WHAT THE TASK ASKS >> Print the entries in full, word for word, but not the pictures.

PROVIDED RECORDS >>
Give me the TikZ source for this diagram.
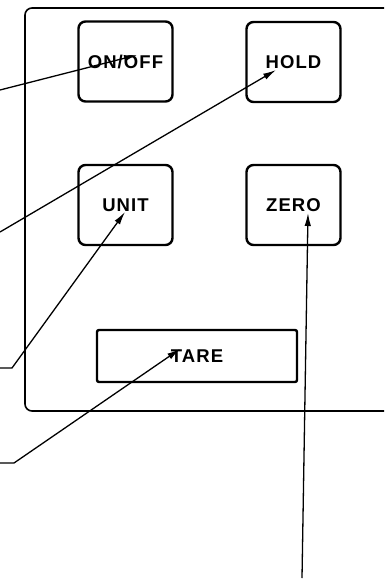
\documentclass[tikz,border=0pt]{standalone}
\usepackage{fontspec}
\newfontfamily\keyfont{Liberation Sans}[LetterSpace=6]
\usetikzlibrary{arrows.meta}
\begin{document}
\begin{tikzpicture}[x=1pt,y=-1pt,
  panel/.style={line width=1.6pt, rounded corners=7pt},
  key/.style={draw, line width=2.4pt, rounded corners=7pt,
    font=\keyfont\bfseries\fontsize{18.5}{20}\selectfont,
    text height=13.2pt, text depth=0pt, inner sep=0pt,
    minimum width=94pt, minimum height=80pt},
  widekey/.style={key, rounded corners=2pt, minimum width=200pt, minimum height=52pt},
  leader/.style={line width=1.3pt, -{Latex[length=13pt,width=6.5pt]}}
]
\useasboundingbox (0,0) rectangle (384,583);
% panel outline
\draw[panel] (384,8) -- (25,8) -- (25,411) -- (384,411);
% keys
\node[key] (onoff) at (125.5,61.5) {ON/OFF};
\node[key] (hold)  at (293.5,62)   {HOLD};
\node[key] (unit)  at (125.5,205)  {UNIT};
\node[key] (zero)  at (293.5,205)  {ZERO};
\node[widekey] (tare) at (197,356) {TARE};
% leader ends
\coordinate (s1) at (0,90);
\coordinate (t1) at (137,55);
\coordinate (s2) at (0,232);
\coordinate (t2) at (276,70);
\coordinate (s3) at (0,368);
\coordinate (k3) at (12,368);
\coordinate (t3) at (125,212);
\coordinate (s4) at (0,463);
\coordinate (k4) at (14,463);
\coordinate (t4) at (180,349);
\coordinate (s5) at (302,578);
\coordinate (t5) at (308,213);
% leaders
\draw[leader] (s1) -- (t1);
\draw[leader] (s2) -- (t2);
\draw[leader] (s3) -- (k3) -- (t3);
\draw[leader] (s4) -- (k4) -- (t4);
\draw[leader] (s5) -- (t5);
\end{tikzpicture}
\end{document}
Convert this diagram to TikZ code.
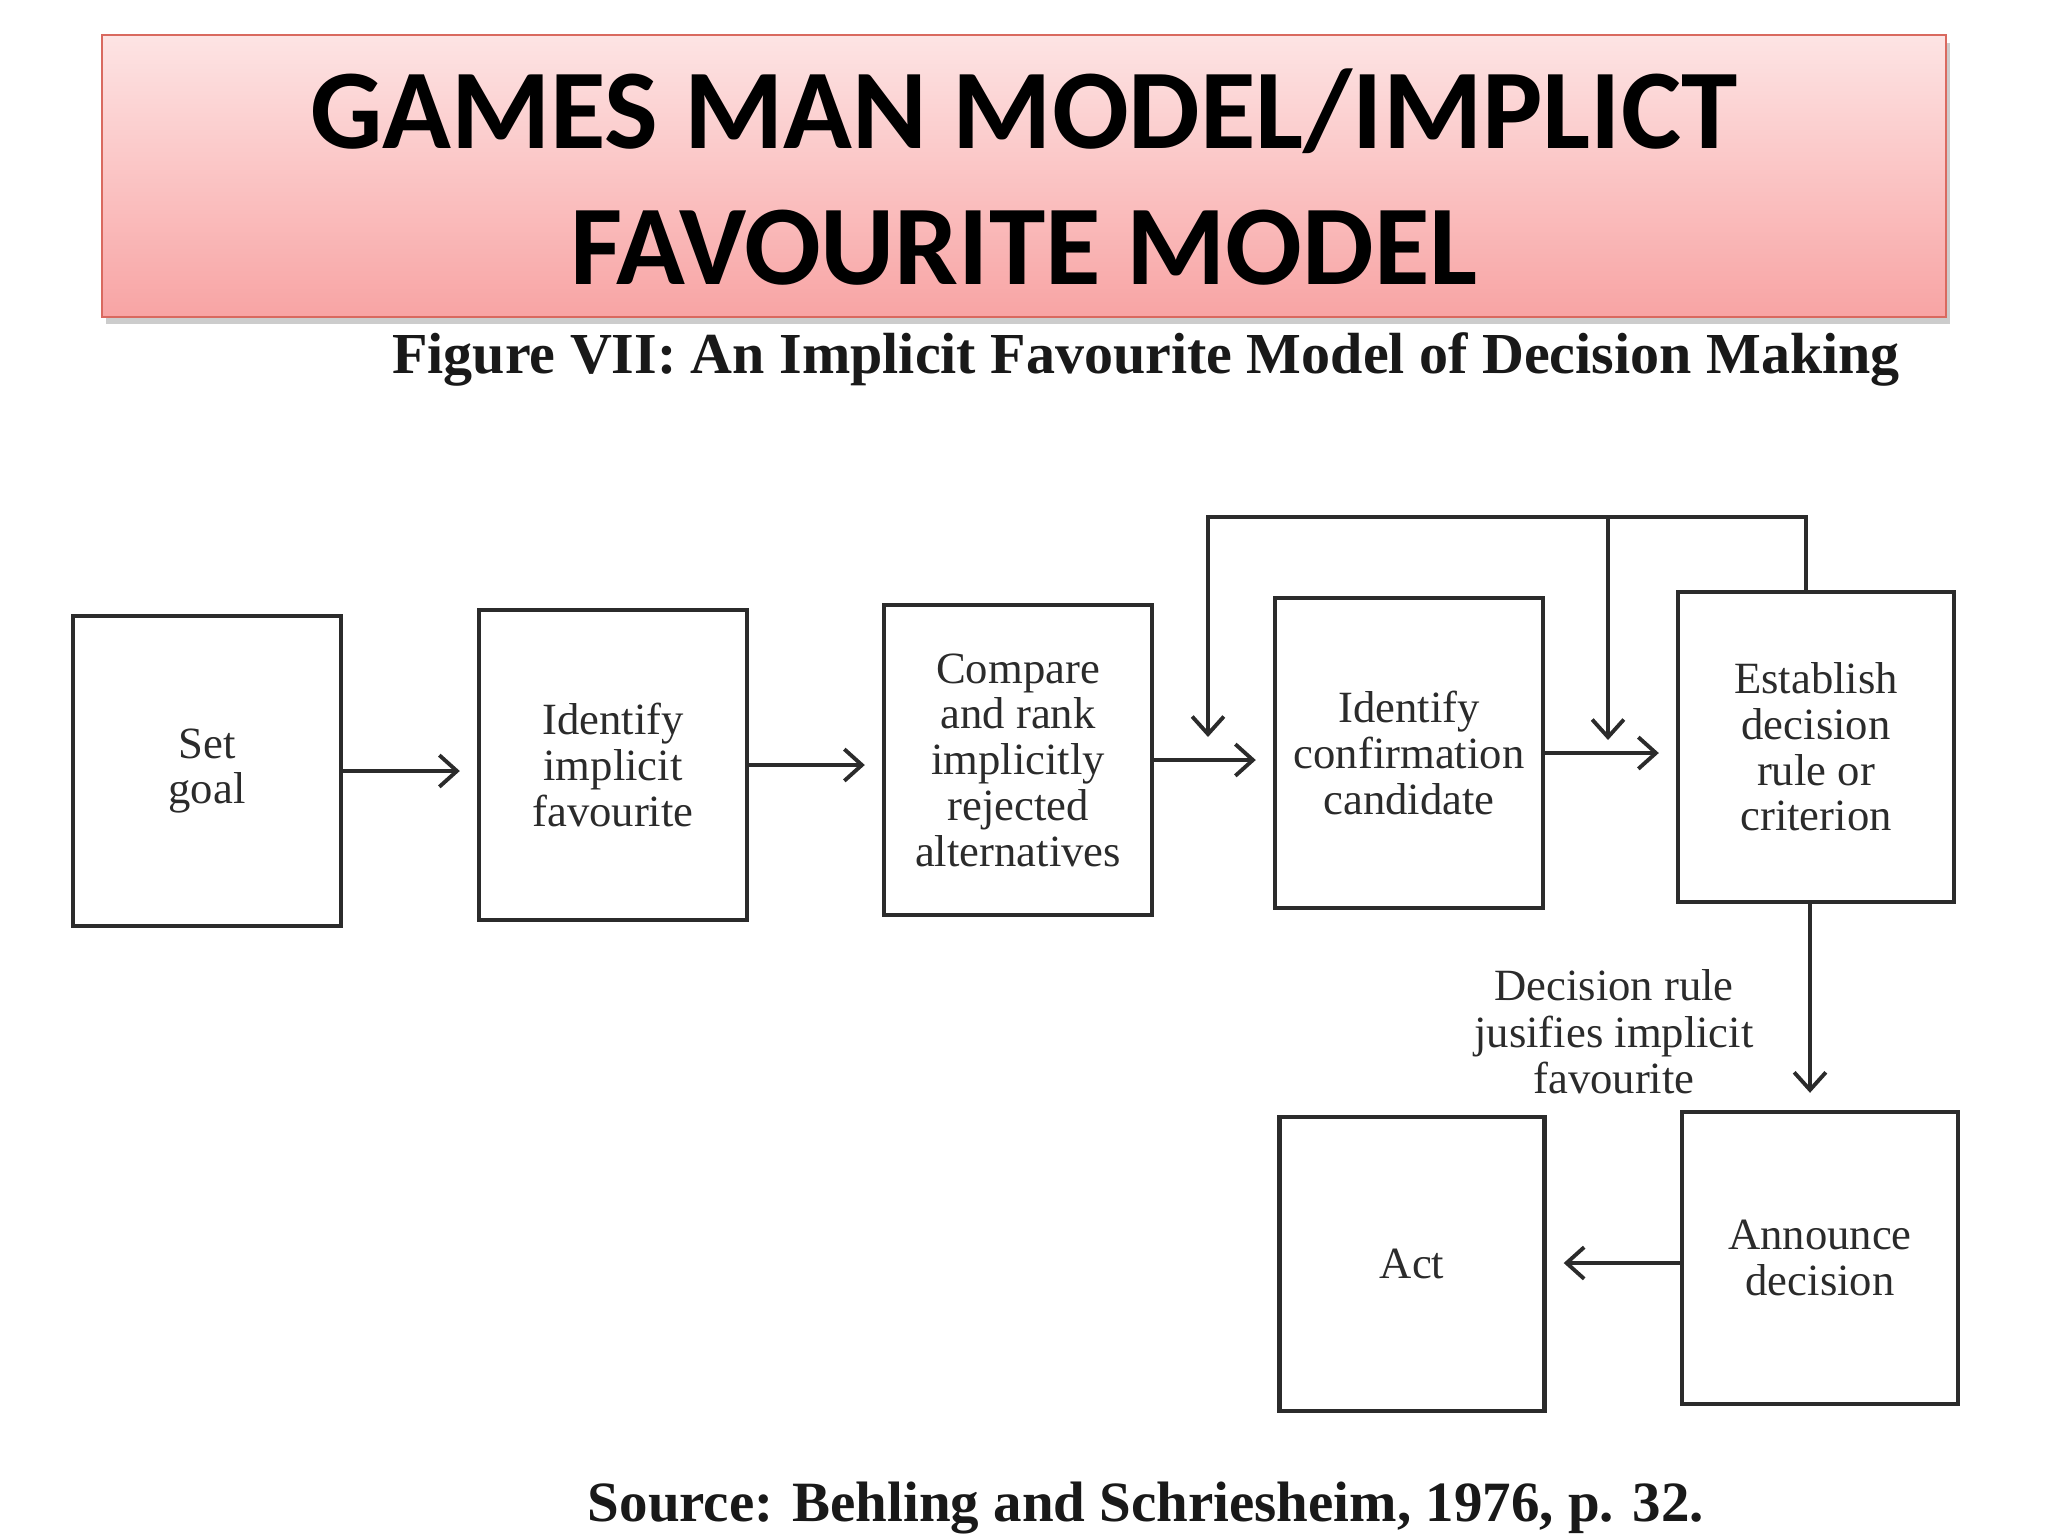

WRITTEN REPLY >>
Give me the TikZ source for this diagram.
\documentclass[tikz,border=0pt]{standalone}
\usepackage{fontspec}
\newfontfamily\keyfont{Liberation Sans}[LetterSpace=6]
\usetikzlibrary{arrows.meta}
\begin{document}
\begin{tikzpicture}[x=1pt,y=-1pt,
  panel/.style={line width=1.6pt, rounded corners=7pt},
  key/.style={draw, line width=2.4pt, rounded corners=7pt,
    font=\keyfont\bfseries\fontsize{18.5}{20}\selectfont,
    text height=13.2pt, text depth=0pt, inner sep=0pt,
    minimum width=94pt, minimum height=80pt},
  widekey/.style={key, rounded corners=2pt, minimum width=200pt, minimum height=52pt},
  leader/.style={line width=1.3pt, -{Latex[length=13pt,width=6.5pt]}}
]
\useasboundingbox (0,0) rectangle (384,583);
% panel outline
\draw[panel] (384,8) -- (25,8) -- (25,411) -- (384,411);
% keys
\node[key] (onoff) at (125.5,61.5) {ON/OFF};
\node[key] (hold)  at (293.5,62)   {HOLD};
\node[key] (unit)  at (125.5,205)  {UNIT};
\node[key] (zero)  at (293.5,205)  {ZERO};
\node[widekey] (tare) at (197,356) {TARE};
% leader ends
\coordinate (s1) at (0,90);
\coordinate (t1) at (137,55);
\coordinate (s2) at (0,232);
\coordinate (t2) at (276,70);
\coordinate (s3) at (0,368);
\coordinate (k3) at (12,368);
\coordinate (t3) at (125,212);
\coordinate (s4) at (0,463);
\coordinate (k4) at (14,463);
\coordinate (t4) at (180,349);
\coordinate (s5) at (302,578);
\coordinate (t5) at (308,213);
% leaders
\draw[leader] (s1) -- (t1);
\draw[leader] (s2) -- (t2);
\draw[leader] (s3) -- (k3) -- (t3);
\draw[leader] (s4) -- (k4) -- (t4);
\draw[leader] (s5) -- (t5);
\end{tikzpicture}
\end{document}
Convert this diagram to TikZ code.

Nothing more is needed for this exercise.